Referring now to FIG. 3, pad 31 is attached to and lies on platen 33 which can be rotated by means (not shown) attached to shaft 30, providing the platen and pad with motion symbolised by arrow 49. The platen is typically circular in shape and its diameter lies in the range of from about 6 to 12 inches.

Permanently mounted above the platen is crank 37 which includes vertical shaft 38 and parallel handle 36. Wafer holder 35 (holding wafer 34) is attached to the end of handle 36 so that wafer 34 will always be pressed up against pad 31. The attachment of the wafer holder to the handle may be such that the wafer holder is free to rotate in response to the motions of the handle and the platen or independent rotational means 32 may be provided so as to cause its rotation to be fully independent.

The wafer holder could be a vacuum chuck or the wafers could be attached to it by an adhesive material or some other method for holding the wafer could be used. Wafer diameters that may be effectively used to benefit from the present invention vary from about 3 inches to about 6 inches.

Thus, depending on the rate at which handle 36 revolves around shaft 38, wafer 31 will make many revolutions each time it completes a full circuit of the platen. Typically, the platen would complete up to about 100 revolutions per minute and the handle (and thus the wafer) would complete up to about 10 revolutions per minute about the shaft. When caused to independently rotate, the wafer could complete up to about 30 rotations for each revolution about the shaft.
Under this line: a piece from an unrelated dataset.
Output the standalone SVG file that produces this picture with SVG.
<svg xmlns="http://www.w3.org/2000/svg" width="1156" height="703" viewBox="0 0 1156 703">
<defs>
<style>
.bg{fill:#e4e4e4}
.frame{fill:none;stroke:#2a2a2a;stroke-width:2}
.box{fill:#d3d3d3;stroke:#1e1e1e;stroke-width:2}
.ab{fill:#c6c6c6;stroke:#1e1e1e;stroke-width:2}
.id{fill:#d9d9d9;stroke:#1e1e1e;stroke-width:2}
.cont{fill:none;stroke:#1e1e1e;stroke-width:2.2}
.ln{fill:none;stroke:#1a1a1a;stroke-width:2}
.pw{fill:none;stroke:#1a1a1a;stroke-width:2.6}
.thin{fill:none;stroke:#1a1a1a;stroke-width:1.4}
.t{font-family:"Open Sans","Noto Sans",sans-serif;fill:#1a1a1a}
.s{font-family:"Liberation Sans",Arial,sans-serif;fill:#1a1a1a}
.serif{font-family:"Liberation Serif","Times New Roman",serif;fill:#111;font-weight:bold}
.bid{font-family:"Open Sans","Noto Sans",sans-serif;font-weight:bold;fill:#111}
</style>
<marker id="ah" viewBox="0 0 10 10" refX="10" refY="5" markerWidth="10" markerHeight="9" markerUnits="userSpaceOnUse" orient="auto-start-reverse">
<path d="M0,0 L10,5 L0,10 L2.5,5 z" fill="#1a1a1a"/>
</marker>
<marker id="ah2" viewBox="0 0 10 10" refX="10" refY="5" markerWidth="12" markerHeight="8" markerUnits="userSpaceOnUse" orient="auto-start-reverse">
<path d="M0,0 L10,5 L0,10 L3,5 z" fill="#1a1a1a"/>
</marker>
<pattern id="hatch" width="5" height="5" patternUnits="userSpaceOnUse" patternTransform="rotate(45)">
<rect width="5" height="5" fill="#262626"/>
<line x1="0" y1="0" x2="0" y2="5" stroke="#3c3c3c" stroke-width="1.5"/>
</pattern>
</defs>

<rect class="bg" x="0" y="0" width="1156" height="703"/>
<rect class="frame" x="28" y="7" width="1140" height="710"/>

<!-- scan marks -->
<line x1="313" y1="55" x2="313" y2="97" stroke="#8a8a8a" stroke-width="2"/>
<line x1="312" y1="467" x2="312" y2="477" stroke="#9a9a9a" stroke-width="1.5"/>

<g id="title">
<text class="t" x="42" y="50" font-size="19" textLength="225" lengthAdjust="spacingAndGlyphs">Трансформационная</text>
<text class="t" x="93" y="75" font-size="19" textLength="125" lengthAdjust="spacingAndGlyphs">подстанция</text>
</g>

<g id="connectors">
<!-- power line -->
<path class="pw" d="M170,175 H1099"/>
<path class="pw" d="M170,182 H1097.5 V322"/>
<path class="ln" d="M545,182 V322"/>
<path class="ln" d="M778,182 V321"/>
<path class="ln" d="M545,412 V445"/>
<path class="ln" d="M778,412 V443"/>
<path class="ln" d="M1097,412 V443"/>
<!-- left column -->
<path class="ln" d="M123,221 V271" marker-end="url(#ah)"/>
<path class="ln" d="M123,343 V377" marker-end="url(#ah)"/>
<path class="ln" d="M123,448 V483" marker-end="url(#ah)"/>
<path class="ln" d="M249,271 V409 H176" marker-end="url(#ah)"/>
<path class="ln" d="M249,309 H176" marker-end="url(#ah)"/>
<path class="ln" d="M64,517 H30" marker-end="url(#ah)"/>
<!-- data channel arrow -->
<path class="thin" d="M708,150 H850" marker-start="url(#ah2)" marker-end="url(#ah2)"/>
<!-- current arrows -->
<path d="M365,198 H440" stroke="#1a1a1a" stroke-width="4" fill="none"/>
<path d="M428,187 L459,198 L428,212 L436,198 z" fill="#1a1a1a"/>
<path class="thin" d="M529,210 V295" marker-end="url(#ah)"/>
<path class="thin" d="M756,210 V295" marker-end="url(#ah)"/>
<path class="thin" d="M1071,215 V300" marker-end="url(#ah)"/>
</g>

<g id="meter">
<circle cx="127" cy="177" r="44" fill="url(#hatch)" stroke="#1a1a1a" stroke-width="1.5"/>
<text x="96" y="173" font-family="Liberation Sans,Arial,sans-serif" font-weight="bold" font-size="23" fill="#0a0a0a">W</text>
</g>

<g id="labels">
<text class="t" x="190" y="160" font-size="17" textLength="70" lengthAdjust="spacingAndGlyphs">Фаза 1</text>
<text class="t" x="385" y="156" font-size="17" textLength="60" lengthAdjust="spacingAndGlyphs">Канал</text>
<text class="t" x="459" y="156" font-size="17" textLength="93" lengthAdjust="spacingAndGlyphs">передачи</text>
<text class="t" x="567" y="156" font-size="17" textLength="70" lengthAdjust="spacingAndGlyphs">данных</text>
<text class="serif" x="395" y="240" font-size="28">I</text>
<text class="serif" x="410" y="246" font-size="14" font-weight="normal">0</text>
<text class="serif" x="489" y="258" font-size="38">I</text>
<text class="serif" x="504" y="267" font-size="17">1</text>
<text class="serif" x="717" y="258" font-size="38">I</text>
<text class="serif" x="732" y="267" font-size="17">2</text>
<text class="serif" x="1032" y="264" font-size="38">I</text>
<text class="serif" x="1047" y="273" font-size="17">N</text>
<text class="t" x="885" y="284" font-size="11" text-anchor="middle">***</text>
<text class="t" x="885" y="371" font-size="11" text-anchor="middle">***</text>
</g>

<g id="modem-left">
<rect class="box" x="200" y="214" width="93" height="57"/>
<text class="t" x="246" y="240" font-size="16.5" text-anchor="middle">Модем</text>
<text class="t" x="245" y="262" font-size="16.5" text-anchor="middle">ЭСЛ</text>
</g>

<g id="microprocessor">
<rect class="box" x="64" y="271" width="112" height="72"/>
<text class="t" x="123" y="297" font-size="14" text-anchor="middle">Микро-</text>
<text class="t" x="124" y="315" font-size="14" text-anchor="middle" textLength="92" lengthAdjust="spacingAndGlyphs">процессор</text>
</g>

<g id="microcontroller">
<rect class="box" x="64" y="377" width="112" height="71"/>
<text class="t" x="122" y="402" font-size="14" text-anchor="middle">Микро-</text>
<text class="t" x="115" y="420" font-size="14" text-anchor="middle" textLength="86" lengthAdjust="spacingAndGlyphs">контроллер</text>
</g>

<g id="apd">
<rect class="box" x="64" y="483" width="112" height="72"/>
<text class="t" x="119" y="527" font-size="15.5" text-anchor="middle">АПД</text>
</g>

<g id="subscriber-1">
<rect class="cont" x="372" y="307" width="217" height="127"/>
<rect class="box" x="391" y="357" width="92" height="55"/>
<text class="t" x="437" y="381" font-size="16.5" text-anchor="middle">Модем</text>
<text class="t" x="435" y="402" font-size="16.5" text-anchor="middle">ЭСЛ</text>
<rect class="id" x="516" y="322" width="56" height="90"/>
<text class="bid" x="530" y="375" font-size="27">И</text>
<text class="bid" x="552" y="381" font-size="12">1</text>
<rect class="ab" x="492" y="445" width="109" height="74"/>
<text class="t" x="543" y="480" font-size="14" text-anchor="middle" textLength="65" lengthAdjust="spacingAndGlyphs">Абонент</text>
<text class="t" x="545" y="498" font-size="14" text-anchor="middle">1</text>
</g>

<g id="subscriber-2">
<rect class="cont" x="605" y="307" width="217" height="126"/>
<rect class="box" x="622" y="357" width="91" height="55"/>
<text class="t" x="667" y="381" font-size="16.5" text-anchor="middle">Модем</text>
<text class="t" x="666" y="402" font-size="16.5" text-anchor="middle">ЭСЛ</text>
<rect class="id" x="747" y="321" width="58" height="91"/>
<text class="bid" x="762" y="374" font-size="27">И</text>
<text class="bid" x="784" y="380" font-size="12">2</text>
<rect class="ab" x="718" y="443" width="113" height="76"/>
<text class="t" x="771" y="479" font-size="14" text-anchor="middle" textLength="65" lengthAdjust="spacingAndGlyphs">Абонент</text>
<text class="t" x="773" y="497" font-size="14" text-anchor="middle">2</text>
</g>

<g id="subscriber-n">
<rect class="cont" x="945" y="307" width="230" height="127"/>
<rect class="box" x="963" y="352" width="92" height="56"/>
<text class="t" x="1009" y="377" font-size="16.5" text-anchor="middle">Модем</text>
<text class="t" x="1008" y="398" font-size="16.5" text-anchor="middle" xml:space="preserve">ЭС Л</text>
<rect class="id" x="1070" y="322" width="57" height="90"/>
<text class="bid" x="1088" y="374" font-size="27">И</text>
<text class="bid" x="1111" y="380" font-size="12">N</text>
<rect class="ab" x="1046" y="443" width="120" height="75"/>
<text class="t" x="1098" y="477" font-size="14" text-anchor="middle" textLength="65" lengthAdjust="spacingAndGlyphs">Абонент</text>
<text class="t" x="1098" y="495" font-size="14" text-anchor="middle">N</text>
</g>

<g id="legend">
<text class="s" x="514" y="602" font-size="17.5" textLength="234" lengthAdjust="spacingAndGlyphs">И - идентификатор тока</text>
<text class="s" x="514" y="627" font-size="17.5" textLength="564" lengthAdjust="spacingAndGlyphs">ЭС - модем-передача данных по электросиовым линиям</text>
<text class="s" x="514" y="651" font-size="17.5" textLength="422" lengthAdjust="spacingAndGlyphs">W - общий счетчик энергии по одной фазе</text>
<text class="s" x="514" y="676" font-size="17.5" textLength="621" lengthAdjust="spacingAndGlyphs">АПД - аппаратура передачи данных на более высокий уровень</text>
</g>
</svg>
Once the system is in motion, so that platen and wafer are rotating and the wafer is also revolving about shaft 38, slurry is supplied by standard means similar to tube 4 in FIG. 1. Similarly, used slurry is removed at an appropriately located drain site.

A plan view of the invention, of which FIG. 3 is a cross-section, is shown in FIG. 4. Broken line 41 marks the closed path along which wafer holder 35 moves as a result of its attachment to the handle of crank 37.

To apply the teachings of the present invention to CMP, the embodiment described above is provided, including the wafer to be polished which is kept pressed against the surface of the pad. Slurry is then dispensed onto and removed from the pad and the machine is set in motion, implying independent rotations of the platen and the wafer as well as orbital motion by the wafer. The invention will operate effectively with a wide range of slurry compositions.

While the invention has been particularly shown and described with reference to these preferred embodiments, it will be understood by those skilled in the art that various changes in form and details may be made without departing from the spirit and scope of the invention.

Claims

1. A method for chemical-mechanical polishing a silicon wafer, comprising:

providing a pad attached to a platen having a center of rotation;

dispensing slurry onto and removing slurry from said pad;

rotating the platen at between 10 and about 100 revolutions per minute;

while the platen is rotating, independently rotating the wafer at between 10 and about 30 revolutions per minute while holding it pressed against said pad; and

while the platen and the wafer are rotating, causing the wafer to move over the pad along a closed path, that does not overlap said center of rotation, between 1 and about 10 times per minute.

2. The method of claim 1 wherein the diameter of said wafer is between about 3 and 6 inches.